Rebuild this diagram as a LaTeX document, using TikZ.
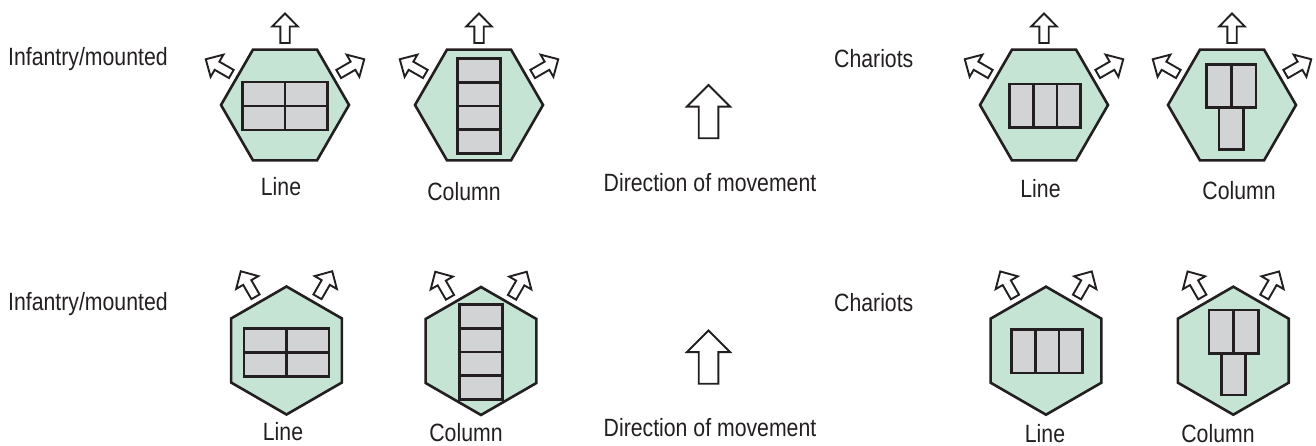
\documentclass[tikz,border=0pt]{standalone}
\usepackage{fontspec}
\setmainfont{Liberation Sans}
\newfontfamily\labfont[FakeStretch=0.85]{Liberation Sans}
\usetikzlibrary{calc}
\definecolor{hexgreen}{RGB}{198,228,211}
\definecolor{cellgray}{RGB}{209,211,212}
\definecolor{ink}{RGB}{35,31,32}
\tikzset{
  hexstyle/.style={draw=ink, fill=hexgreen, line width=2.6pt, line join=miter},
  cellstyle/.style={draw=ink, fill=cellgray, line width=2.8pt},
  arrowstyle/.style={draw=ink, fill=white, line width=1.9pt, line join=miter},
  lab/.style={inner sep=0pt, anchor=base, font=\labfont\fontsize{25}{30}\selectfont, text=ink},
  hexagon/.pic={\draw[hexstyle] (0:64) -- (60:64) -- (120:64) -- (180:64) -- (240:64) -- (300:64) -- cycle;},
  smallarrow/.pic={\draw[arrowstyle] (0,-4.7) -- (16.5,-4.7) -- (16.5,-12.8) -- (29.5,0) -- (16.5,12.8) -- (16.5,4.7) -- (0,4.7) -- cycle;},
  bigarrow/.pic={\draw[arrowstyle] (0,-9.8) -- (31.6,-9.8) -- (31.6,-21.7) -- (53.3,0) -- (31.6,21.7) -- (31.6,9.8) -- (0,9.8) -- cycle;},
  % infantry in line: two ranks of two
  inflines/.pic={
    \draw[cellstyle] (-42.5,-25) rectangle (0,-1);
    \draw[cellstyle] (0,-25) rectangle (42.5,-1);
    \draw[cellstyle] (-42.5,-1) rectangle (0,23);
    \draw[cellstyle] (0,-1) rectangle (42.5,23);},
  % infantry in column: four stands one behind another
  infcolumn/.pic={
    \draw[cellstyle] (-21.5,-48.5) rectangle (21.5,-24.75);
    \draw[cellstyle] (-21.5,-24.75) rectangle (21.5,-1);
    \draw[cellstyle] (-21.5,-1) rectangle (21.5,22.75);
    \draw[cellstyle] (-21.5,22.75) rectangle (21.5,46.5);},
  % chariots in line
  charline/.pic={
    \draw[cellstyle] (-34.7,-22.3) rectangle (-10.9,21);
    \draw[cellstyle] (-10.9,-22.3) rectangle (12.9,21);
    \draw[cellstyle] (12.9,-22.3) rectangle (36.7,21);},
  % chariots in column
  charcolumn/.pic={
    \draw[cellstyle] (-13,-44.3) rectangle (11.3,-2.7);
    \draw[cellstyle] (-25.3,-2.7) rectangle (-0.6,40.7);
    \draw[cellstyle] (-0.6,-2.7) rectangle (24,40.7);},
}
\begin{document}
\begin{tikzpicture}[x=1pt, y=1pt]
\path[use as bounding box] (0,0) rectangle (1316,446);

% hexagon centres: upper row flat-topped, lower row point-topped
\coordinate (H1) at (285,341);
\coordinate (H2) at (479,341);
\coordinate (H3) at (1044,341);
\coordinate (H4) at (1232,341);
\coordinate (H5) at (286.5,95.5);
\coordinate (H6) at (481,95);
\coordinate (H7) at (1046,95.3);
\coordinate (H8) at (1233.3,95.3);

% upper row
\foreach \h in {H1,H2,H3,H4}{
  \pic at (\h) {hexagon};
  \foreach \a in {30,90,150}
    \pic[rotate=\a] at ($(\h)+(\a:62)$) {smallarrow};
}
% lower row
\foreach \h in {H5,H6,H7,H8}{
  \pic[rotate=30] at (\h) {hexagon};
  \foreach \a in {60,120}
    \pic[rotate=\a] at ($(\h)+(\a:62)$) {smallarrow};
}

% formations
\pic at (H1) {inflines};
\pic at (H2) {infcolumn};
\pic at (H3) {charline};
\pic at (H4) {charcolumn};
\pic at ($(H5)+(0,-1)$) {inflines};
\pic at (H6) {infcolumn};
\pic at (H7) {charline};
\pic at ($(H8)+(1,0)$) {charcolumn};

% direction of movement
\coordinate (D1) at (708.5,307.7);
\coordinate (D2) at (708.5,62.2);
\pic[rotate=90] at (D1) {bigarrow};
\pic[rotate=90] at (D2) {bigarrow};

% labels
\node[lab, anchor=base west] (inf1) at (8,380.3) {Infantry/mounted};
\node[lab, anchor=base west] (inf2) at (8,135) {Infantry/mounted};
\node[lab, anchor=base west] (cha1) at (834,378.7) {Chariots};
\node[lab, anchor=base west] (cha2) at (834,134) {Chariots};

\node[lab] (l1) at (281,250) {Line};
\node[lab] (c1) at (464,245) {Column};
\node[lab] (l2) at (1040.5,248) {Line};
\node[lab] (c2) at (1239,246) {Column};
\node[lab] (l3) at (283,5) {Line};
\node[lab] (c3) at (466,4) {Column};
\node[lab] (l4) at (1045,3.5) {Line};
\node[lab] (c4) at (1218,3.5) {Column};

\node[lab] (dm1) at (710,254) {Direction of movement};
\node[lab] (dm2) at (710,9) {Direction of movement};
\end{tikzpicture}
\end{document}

Objective
Take the listing above and restate it word for word, without its pictures.

Task response
Rebuild this diagram as a LaTeX document, using TikZ.
\documentclass[tikz,border=0pt]{standalone}
\usepackage{fontspec}
\setmainfont{Liberation Sans}
\newfontfamily\labfont[FakeStretch=0.85]{Liberation Sans}
\usetikzlibrary{calc}
\definecolor{hexgreen}{RGB}{198,228,211}
\definecolor{cellgray}{RGB}{209,211,212}
\definecolor{ink}{RGB}{35,31,32}
\tikzset{
  hexstyle/.style={draw=ink, fill=hexgreen, line width=2.6pt, line join=miter},
  cellstyle/.style={draw=ink, fill=cellgray, line width=2.8pt},
  arrowstyle/.style={draw=ink, fill=white, line width=1.9pt, line join=miter},
  lab/.style={inner sep=0pt, anchor=base, font=\labfont\fontsize{25}{30}\selectfont, text=ink},
  hexagon/.pic={\draw[hexstyle] (0:64) -- (60:64) -- (120:64) -- (180:64) -- (240:64) -- (300:64) -- cycle;},
  smallarrow/.pic={\draw[arrowstyle] (0,-4.7) -- (16.5,-4.7) -- (16.5,-12.8) -- (29.5,0) -- (16.5,12.8) -- (16.5,4.7) -- (0,4.7) -- cycle;},
  bigarrow/.pic={\draw[arrowstyle] (0,-9.8) -- (31.6,-9.8) -- (31.6,-21.7) -- (53.3,0) -- (31.6,21.7) -- (31.6,9.8) -- (0,9.8) -- cycle;},
  % infantry in line: two ranks of two
  inflines/.pic={
    \draw[cellstyle] (-42.5,-25) rectangle (0,-1);
    \draw[cellstyle] (0,-25) rectangle (42.5,-1);
    \draw[cellstyle] (-42.5,-1) rectangle (0,23);
    \draw[cellstyle] (0,-1) rectangle (42.5,23);},
  % infantry in column: four stands one behind another
  infcolumn/.pic={
    \draw[cellstyle] (-21.5,-48.5) rectangle (21.5,-24.75);
    \draw[cellstyle] (-21.5,-24.75) rectangle (21.5,-1);
    \draw[cellstyle] (-21.5,-1) rectangle (21.5,22.75);
    \draw[cellstyle] (-21.5,22.75) rectangle (21.5,46.5);},
  % chariots in line
  charline/.pic={
    \draw[cellstyle] (-34.7,-22.3) rectangle (-10.9,21);
    \draw[cellstyle] (-10.9,-22.3) rectangle (12.9,21);
    \draw[cellstyle] (12.9,-22.3) rectangle (36.7,21);},
  % chariots in column
  charcolumn/.pic={
    \draw[cellstyle] (-13,-44.3) rectangle (11.3,-2.7);
    \draw[cellstyle] (-25.3,-2.7) rectangle (-0.6,40.7);
    \draw[cellstyle] (-0.6,-2.7) rectangle (24,40.7);},
}
\begin{document}
\begin{tikzpicture}[x=1pt, y=1pt]
\path[use as bounding box] (0,0) rectangle (1316,446);

% hexagon centres: upper row flat-topped, lower row point-topped
\coordinate (H1) at (285,341);
\coordinate (H2) at (479,341);
\coordinate (H3) at (1044,341);
\coordinate (H4) at (1232,341);
\coordinate (H5) at (286.5,95.5);
\coordinate (H6) at (481,95);
\coordinate (H7) at (1046,95.3);
\coordinate (H8) at (1233.3,95.3);

% upper row
\foreach \h in {H1,H2,H3,H4}{
  \pic at (\h) {hexagon};
  \foreach \a in {30,90,150}
    \pic[rotate=\a] at ($(\h)+(\a:62)$) {smallarrow};
}
% lower row
\foreach \h in {H5,H6,H7,H8}{
  \pic[rotate=30] at (\h) {hexagon};
  \foreach \a in {60,120}
    \pic[rotate=\a] at ($(\h)+(\a:62)$) {smallarrow};
}

% formations
\pic at (H1) {inflines};
\pic at (H2) {infcolumn};
\pic at (H3) {charline};
\pic at (H4) {charcolumn};
\pic at ($(H5)+(0,-1)$) {inflines};
\pic at (H6) {infcolumn};
\pic at (H7) {charline};
\pic at ($(H8)+(1,0)$) {charcolumn};

% direction of movement
\coordinate (D1) at (708.5,307.7);
\coordinate (D2) at (708.5,62.2);
\pic[rotate=90] at (D1) {bigarrow};
\pic[rotate=90] at (D2) {bigarrow};

% labels
\node[lab, anchor=base west] (inf1) at (8,380.3) {Infantry/mounted};
\node[lab, anchor=base west] (inf2) at (8,135) {Infantry/mounted};
\node[lab, anchor=base west] (cha1) at (834,378.7) {Chariots};
\node[lab, anchor=base west] (cha2) at (834,134) {Chariots};

\node[lab] (l1) at (281,250) {Line};
\node[lab] (c1) at (464,245) {Column};
\node[lab] (l2) at (1040.5,248) {Line};
\node[lab] (c2) at (1239,246) {Column};
\node[lab] (l3) at (283,5) {Line};
\node[lab] (c3) at (466,4) {Column};
\node[lab] (l4) at (1045,3.5) {Line};
\node[lab] (c4) at (1218,3.5) {Column};

\node[lab] (dm1) at (710,254) {Direction of movement};
\node[lab] (dm2) at (710,9) {Direction of movement};
\end{tikzpicture}
\end{document}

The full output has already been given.